THE COMPETITION Commission has stopped short of forcing companies to regularly change their auditor, in a package of planned reforms that has split the accountancy profession.
Smaller auditors yesterday called for the watchdog to go further, while the so-called Big Four firms warned of the red tape that could come with plans to force FTSE 350 companies to put their audit contracts out to tender at least every five years.
The Competition Commission’s provisional plans to open up the audit market also include a ban on firms using “Big Four Only” clauses in loan contracts, and giving investors a vote on whether a firm’s yearly audit committee report is informative enough.
The watchdog also wants to make the pitching process more transparent, to ensure smaller firms are not excluded.
The proposals are less radical than the reforms being debated by the European Union, but go beyond the measures introduced by the Financial Reporting Council earlier this year.
The FRC and several larger auditors raised concerns that the CC’s plans will increase costs.
“[Mandatory tendering] is not in the public interest and will likely only serve to increase the financial burden on companies at a time of ongoing economic uncertainty,” said Hywel Bell, managing partner for assurance at EY.
But many smaller firms called for more action to grant them access to the market.
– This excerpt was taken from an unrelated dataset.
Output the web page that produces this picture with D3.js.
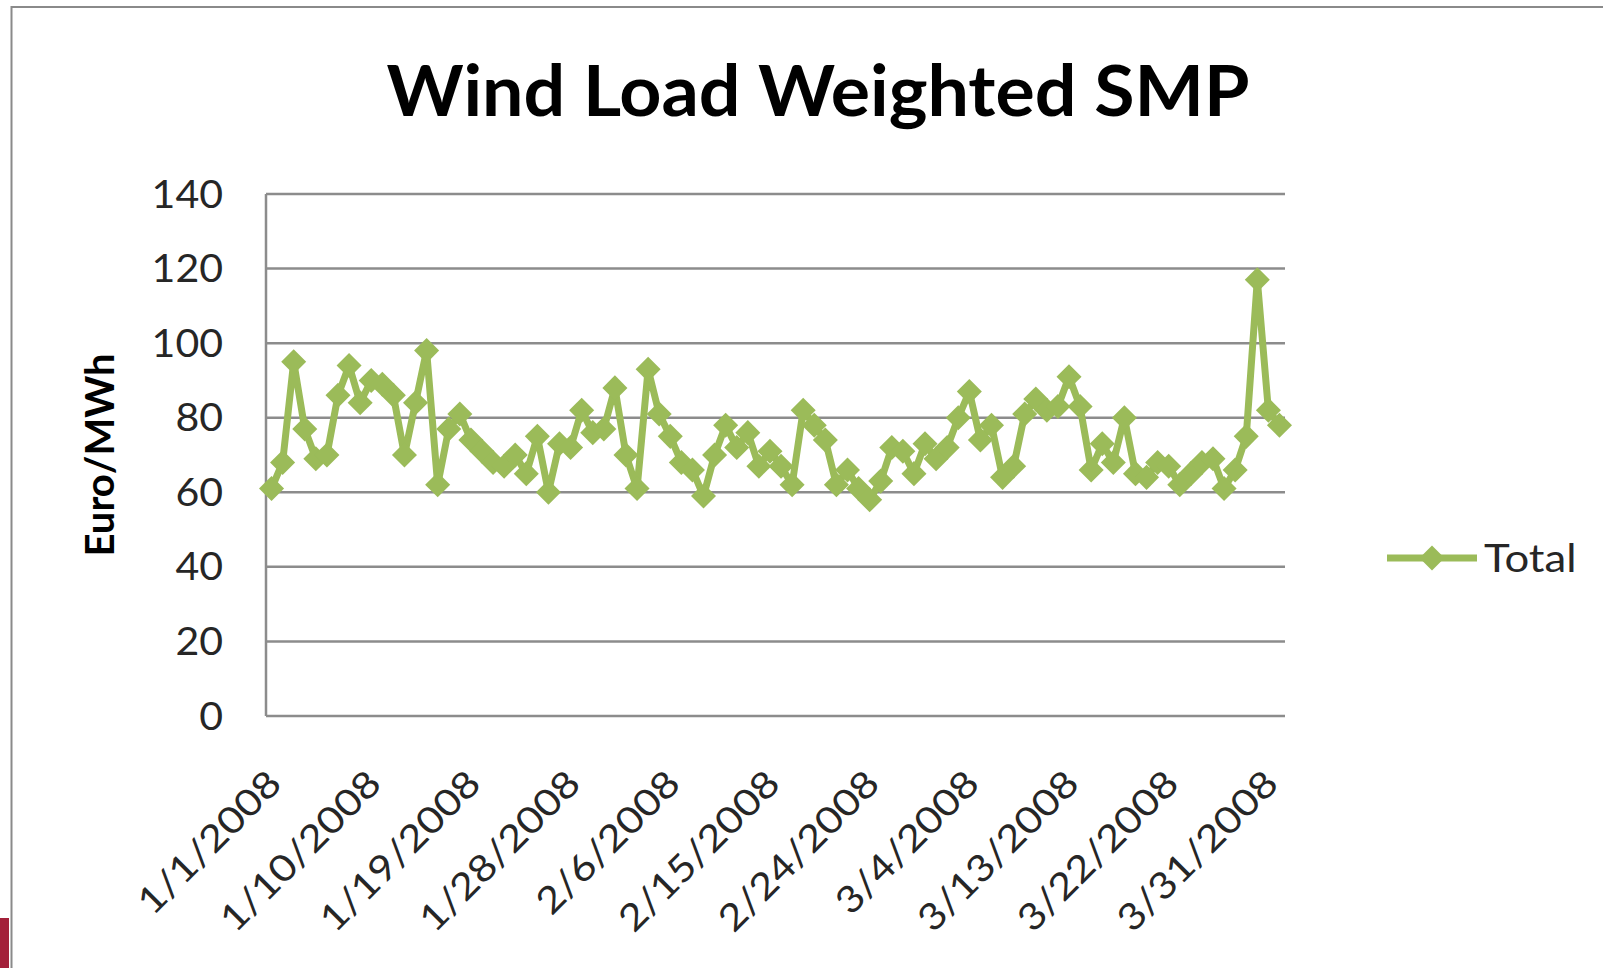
<!DOCTYPE html>
<html>
<head>
<meta charset="utf-8">
<script src="https://cdn.jsdelivr.net/npm/d3@7"></script>
<style>
  body { margin: 0; background: #fff; }
  text { font-family: Lato, "Noto Sans", sans-serif; }
</style>
</head>
<body>
<svg id="chart" width="1603" height="968"></svg>
<script>
// daily values, Euro/MWh
const janValues = [61, 68, 95, 77, 69, 70, 86, 94, 84, 90, 89, 86, 70, 84, 98,
  62, 77, 81, 74, 71, 68, 67, 70, 65, 75, 60, 73, 72, 82, 76, 77];
const febValues = [88, 70, 61, 93, 81, 75, 68, 66, 59, 70, 78, 72, 76, 67, 71,
  67, 62, 82, 78, 74, 62, 66, 61, 58, 63, 72, 71, 65, 73];
const marValues = [69, 72, 80, 87, 74, 78, 64, 67, 81, 85, 82, 83, 91, 83, 66,
  73, 68, 80, 65, 64, 68, 67, 62, 65, 68, 69, 61, 66, 75, 117, 82];
const aprValues = [78];

const yTicks = [0, 20, 40, 60, 80, 100, 120, 140];
const xTickLabels = ["1/1/2008", "1/10/2008", "1/19/2008", "1/28/2008", "2/6/2008",
  "2/15/2008", "2/24/2008", "3/4/2008", "3/13/2008", "3/22/2008", "3/31/2008"];
const seriesName = "Total";

const values = janValues.concat(febValues, marValues, aprValues);
const fmt = d3.timeFormat("%-m/%-d/%Y");
const days = d3.timeDay.range(new Date(2008, 0, 1), new Date(2008, 3, 2));
const data = days.map((d, i) => ({ label: fmt(d), value: values[i] }));

const svg = d3.select("#chart");
const green = "#9bbb59";
const grid = "#8c8c8c";

const plot = { left: 266, right: 1285, top: 194, bottom: 716 };

// outer frame + red corner bit
svg.append("path")
  .attr("d", "M11.5,968 L11.5,7 L1603,7")
  .attr("fill", "none").attr("stroke", "#8a8a8a").attr("stroke-width", 2);
svg.append("rect").attr("x", 0).attr("y", 918).attr("width", 9).attr("height", 50)
  .attr("fill", "#a3203a");

const x = d3.scalePoint()
  .domain(data.map(d => d.label))
  .range([plot.left, plot.right])
  .padding(0.5);

const y = d3.scaleLinear().domain([0, 140]).range([plot.bottom, plot.top]);

// gridlines
svg.append("g")
  .selectAll("line")
  .data(yTicks)
  .enter()
  .append("line")
  .attr("x1", plot.left).attr("x2", plot.right)
  .attr("y1", d => y(d)).attr("y2", d => y(d))
  .attr("stroke", grid).attr("stroke-width", 2.5);

// left axis line
svg.append("line")
  .attr("x1", plot.left).attr("x2", plot.left)
  .attr("y1", plot.top).attr("y2", plot.bottom)
  .attr("stroke", grid).attr("stroke-width", 2.5);

// y labels
svg.append("g")
  .selectAll("text")
  .data(yTicks)
  .enter()
  .append("text")
  .attr("transform", d => `translate(223,${y(d) + 13.5}) scale(1.08,1)`)
  .attr("text-anchor", "end")
  .attr("font-size", 38)
  .attr("fill", "#262626")
  .text(d => d);

// x labels, rotated
svg.append("g")
  .selectAll("text")
  .data(xTickLabels)
  .enter()
  .append("text")
  .attr("transform", d => `translate(${x(d) + 12},${plot.bottom + 70}) rotate(-45) scale(1.14,1)`)
  .attr("text-anchor", "end")
  .attr("font-size", 37)
  .attr("fill", "#262626")
  .text(d => d);

// title
svg.append("text")
  .attr("transform", "translate(818,116) scale(1.05,1)")
  .attr("text-anchor", "middle")
  .attr("font-size", 70)
  .attr("font-weight", 700)
  .attr("fill", "#000")
  .text("Wind Load Weighted SMP");

// y axis title
svg.append("text")
  .attr("transform", "translate(114,455) rotate(-90)")
  .attr("text-anchor", "middle")
  .attr("font-size", 40)
  .attr("font-weight", 700)
  .attr("fill", "#000")
  .text("Euro/MWh");

// the series
const line = d3.line().x(d => x(d.label)).y(d => y(d.value));

svg.append("path")
  .datum(data)
  .attr("d", line)
  .attr("fill", "none")
  .attr("stroke", green)
  .attr("stroke-width", 7)
  .attr("stroke-linejoin", "round");

const diamond = d3.symbol().type(d3.symbolDiamond2).size(400);

svg.append("g")
  .selectAll("path")
  .data(data)
  .enter()
  .append("path")
  .attr("d", diamond)
  .attr("transform", d => `translate(${x(d.label)},${y(d.value)})`)
  .attr("fill", green);

// legend
const lg = svg.append("g").attr("transform", "translate(1387,558)");
lg.append("line").attr("x1", 0).attr("x2", 90).attr("y1", 0).attr("y2", 0)
  .attr("stroke", green).attr("stroke-width", 7);
lg.append("path").attr("d", diamond).attr("transform", "translate(45,0)").attr("fill", green);
lg.append("text").attr("transform", "translate(97,14) scale(1.12,1)")
  .attr("font-size", 39).attr("fill", "#262626").text(seriesName);
</script>
</body>
</html>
Ninety-nine firms in the FTSE 100 use one of the Big Four for their audits, with many using the same auditor for other consultancy work.
“We have just been through our worst financial crisis for generations and there is a public expectation that robust audit reform will be high on the agenda. Further action is needed to create a level playing field for new entrants into the FTSE 350 market,” said David Herbinet, head of public interest markets at Mazars.
The Commission’s final report is due by October.